§ **Problem details**
Repeat all the material exactly; pictures stay out of your copy.

§ **Data provided**
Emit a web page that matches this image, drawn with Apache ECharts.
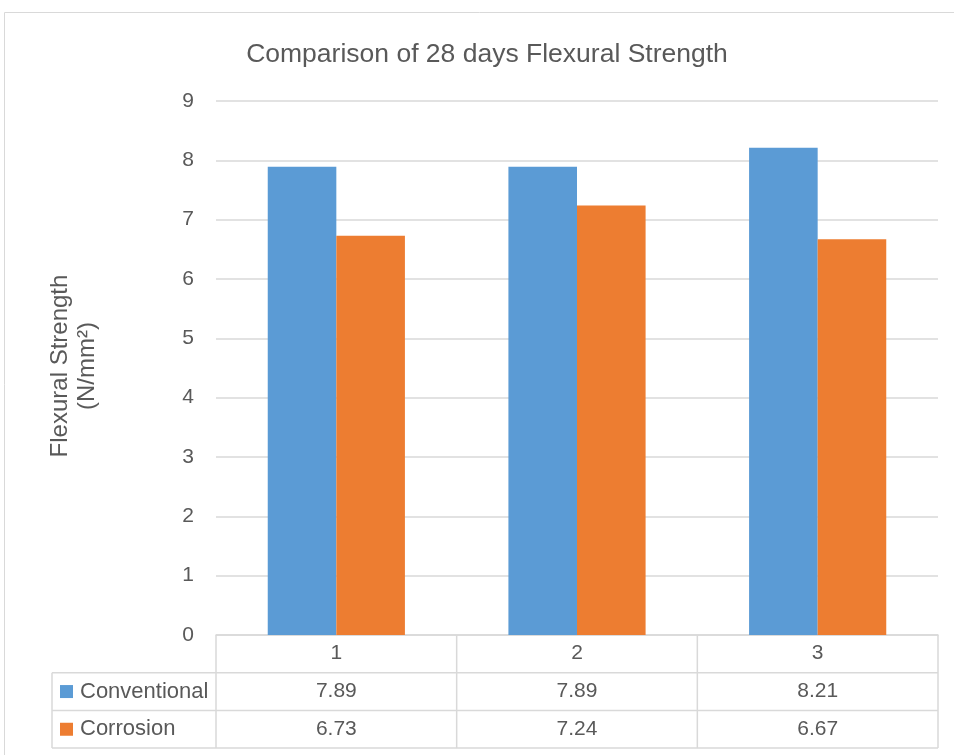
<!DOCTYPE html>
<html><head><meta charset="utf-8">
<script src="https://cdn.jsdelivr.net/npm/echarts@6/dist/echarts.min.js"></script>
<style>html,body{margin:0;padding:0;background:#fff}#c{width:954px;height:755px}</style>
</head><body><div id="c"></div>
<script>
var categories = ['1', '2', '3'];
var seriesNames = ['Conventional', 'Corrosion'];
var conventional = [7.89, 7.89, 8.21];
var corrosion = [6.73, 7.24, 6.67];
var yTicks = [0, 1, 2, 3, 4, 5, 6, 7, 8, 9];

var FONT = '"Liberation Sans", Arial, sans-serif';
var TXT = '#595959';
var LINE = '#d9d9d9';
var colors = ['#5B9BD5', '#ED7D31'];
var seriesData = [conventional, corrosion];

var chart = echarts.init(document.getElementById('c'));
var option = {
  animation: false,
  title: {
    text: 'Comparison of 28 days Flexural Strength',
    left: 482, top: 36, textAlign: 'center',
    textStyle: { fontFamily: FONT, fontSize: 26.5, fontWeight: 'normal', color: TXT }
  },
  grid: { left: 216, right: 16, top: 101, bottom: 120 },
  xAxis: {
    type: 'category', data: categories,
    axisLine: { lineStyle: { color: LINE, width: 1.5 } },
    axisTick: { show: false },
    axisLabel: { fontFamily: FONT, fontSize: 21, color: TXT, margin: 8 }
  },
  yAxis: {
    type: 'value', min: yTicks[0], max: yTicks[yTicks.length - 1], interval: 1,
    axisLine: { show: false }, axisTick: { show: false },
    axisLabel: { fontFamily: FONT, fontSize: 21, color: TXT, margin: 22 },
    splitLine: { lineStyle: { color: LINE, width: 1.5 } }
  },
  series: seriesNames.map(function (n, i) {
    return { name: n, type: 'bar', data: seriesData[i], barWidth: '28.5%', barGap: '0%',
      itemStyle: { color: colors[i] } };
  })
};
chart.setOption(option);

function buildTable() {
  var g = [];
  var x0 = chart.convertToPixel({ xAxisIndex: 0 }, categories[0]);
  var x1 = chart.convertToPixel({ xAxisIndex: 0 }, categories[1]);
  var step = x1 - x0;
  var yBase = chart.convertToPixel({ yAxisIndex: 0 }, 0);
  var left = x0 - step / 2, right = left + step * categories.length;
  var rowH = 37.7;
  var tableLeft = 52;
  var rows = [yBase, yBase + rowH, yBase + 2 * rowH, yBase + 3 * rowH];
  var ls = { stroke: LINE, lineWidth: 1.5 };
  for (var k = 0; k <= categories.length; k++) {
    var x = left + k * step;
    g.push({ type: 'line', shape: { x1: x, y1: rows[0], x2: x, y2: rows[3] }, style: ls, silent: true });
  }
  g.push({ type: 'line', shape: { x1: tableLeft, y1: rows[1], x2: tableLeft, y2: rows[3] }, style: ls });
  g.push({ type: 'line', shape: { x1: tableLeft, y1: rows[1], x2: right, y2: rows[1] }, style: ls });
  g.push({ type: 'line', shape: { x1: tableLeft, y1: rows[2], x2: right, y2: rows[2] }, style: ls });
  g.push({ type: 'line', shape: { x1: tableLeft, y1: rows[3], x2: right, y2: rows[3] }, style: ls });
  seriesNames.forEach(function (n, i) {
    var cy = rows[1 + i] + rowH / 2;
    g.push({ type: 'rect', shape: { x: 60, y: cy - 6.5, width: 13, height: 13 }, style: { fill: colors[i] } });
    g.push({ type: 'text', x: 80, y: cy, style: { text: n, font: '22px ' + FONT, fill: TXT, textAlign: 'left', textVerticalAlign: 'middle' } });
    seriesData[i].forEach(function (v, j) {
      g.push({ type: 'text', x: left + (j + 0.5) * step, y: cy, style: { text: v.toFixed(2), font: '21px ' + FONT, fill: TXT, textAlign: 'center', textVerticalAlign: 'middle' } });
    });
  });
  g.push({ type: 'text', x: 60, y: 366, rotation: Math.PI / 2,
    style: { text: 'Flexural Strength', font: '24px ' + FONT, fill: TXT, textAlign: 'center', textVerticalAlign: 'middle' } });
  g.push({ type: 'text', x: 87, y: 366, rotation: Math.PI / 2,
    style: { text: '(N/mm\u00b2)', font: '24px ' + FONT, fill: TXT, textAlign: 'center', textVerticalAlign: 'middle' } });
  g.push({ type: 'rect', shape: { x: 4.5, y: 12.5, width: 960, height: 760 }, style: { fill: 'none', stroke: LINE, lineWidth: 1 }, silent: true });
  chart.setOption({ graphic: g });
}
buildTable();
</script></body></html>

§ **Result of this task**
Emit a web page that matches this image, drawn with Apache ECharts.
<!DOCTYPE html>
<html><head><meta charset="utf-8">
<script src="https://cdn.jsdelivr.net/npm/echarts@6/dist/echarts.min.js"></script>
<style>html,body{margin:0;padding:0;background:#fff}#c{width:954px;height:755px}</style>
</head><body><div id="c"></div>
<script>
var categories = ['1', '2', '3'];
var seriesNames = ['Conventional', 'Corrosion'];
var conventional = [7.89, 7.89, 8.21];
var corrosion = [6.73, 7.24, 6.67];
var yTicks = [0, 1, 2, 3, 4, 5, 6, 7, 8, 9];

var FONT = '"Liberation Sans", Arial, sans-serif';
var TXT = '#595959';
var LINE = '#d9d9d9';
var colors = ['#5B9BD5', '#ED7D31'];
var seriesData = [conventional, corrosion];

var chart = echarts.init(document.getElementById('c'));
var option = {
  animation: false,
  title: {
    text: 'Comparison of 28 days Flexural Strength',
    left: 482, top: 36, textAlign: 'center',
    textStyle: { fontFamily: FONT, fontSize: 26.5, fontWeight: 'normal', color: TXT }
  },
  grid: { left: 216, right: 16, top: 101, bottom: 120 },
  xAxis: {
    type: 'category', data: categories,
    axisLine: { lineStyle: { color: LINE, width: 1.5 } },
    axisTick: { show: false },
    axisLabel: { fontFamily: FONT, fontSize: 21, color: TXT, margin: 8 }
  },
  yAxis: {
    type: 'value', min: yTicks[0], max: yTicks[yTicks.length - 1], interval: 1,
    axisLine: { show: false }, axisTick: { show: false },
    axisLabel: { fontFamily: FONT, fontSize: 21, color: TXT, margin: 22 },
    splitLine: { lineStyle: { color: LINE, width: 1.5 } }
  },
  series: seriesNames.map(function (n, i) {
    return { name: n, type: 'bar', data: seriesData[i], barWidth: '28.5%', barGap: '0%',
      itemStyle: { color: colors[i] } };
  })
};
chart.setOption(option);

function buildTable() {
  var g = [];
  var x0 = chart.convertToPixel({ xAxisIndex: 0 }, categories[0]);
  var x1 = chart.convertToPixel({ xAxisIndex: 0 }, categories[1]);
  var step = x1 - x0;
  var yBase = chart.convertToPixel({ yAxisIndex: 0 }, 0);
  var left = x0 - step / 2, right = left + step * categories.length;
  var rowH = 37.7;
  var tableLeft = 52;
  var rows = [yBase, yBase + rowH, yBase + 2 * rowH, yBase + 3 * rowH];
  var ls = { stroke: LINE, lineWidth: 1.5 };
  for (var k = 0; k <= categories.length; k++) {
    var x = left + k * step;
    g.push({ type: 'line', shape: { x1: x, y1: rows[0], x2: x, y2: rows[3] }, style: ls, silent: true });
  }
  g.push({ type: 'line', shape: { x1: tableLeft, y1: rows[1], x2: tableLeft, y2: rows[3] }, style: ls });
  g.push({ type: 'line', shape: { x1: tableLeft, y1: rows[1], x2: right, y2: rows[1] }, style: ls });
  g.push({ type: 'line', shape: { x1: tableLeft, y1: rows[2], x2: right, y2: rows[2] }, style: ls });
  g.push({ type: 'line', shape: { x1: tableLeft, y1: rows[3], x2: right, y2: rows[3] }, style: ls });
  seriesNames.forEach(function (n, i) {
    var cy = rows[1 + i] + rowH / 2;
    g.push({ type: 'rect', shape: { x: 60, y: cy - 6.5, width: 13, height: 13 }, style: { fill: colors[i] } });
    g.push({ type: 'text', x: 80, y: cy, style: { text: n, font: '22px ' + FONT, fill: TXT, textAlign: 'left', textVerticalAlign: 'middle' } });
    seriesData[i].forEach(function (v, j) {
      g.push({ type: 'text', x: left + (j + 0.5) * step, y: cy, style: { text: v.toFixed(2), font: '21px ' + FONT, fill: TXT, textAlign: 'center', textVerticalAlign: 'middle' } });
    });
  });
  g.push({ type: 'text', x: 60, y: 366, rotation: Math.PI / 2,
    style: { text: 'Flexural Strength', font: '24px ' + FONT, fill: TXT, textAlign: 'center', textVerticalAlign: 'middle' } });
  g.push({ type: 'text', x: 87, y: 366, rotation: Math.PI / 2,
    style: { text: '(N/mm\u00b2)', font: '24px ' + FONT, fill: TXT, textAlign: 'center', textVerticalAlign: 'middle' } });
  g.push({ type: 'rect', shape: { x: 4.5, y: 12.5, width: 960, height: 760 }, style: { fill: 'none', stroke: LINE, lineWidth: 1 }, silent: true });
  chart.setOption({ graphic: g });
}
buildTable();
</script></body></html>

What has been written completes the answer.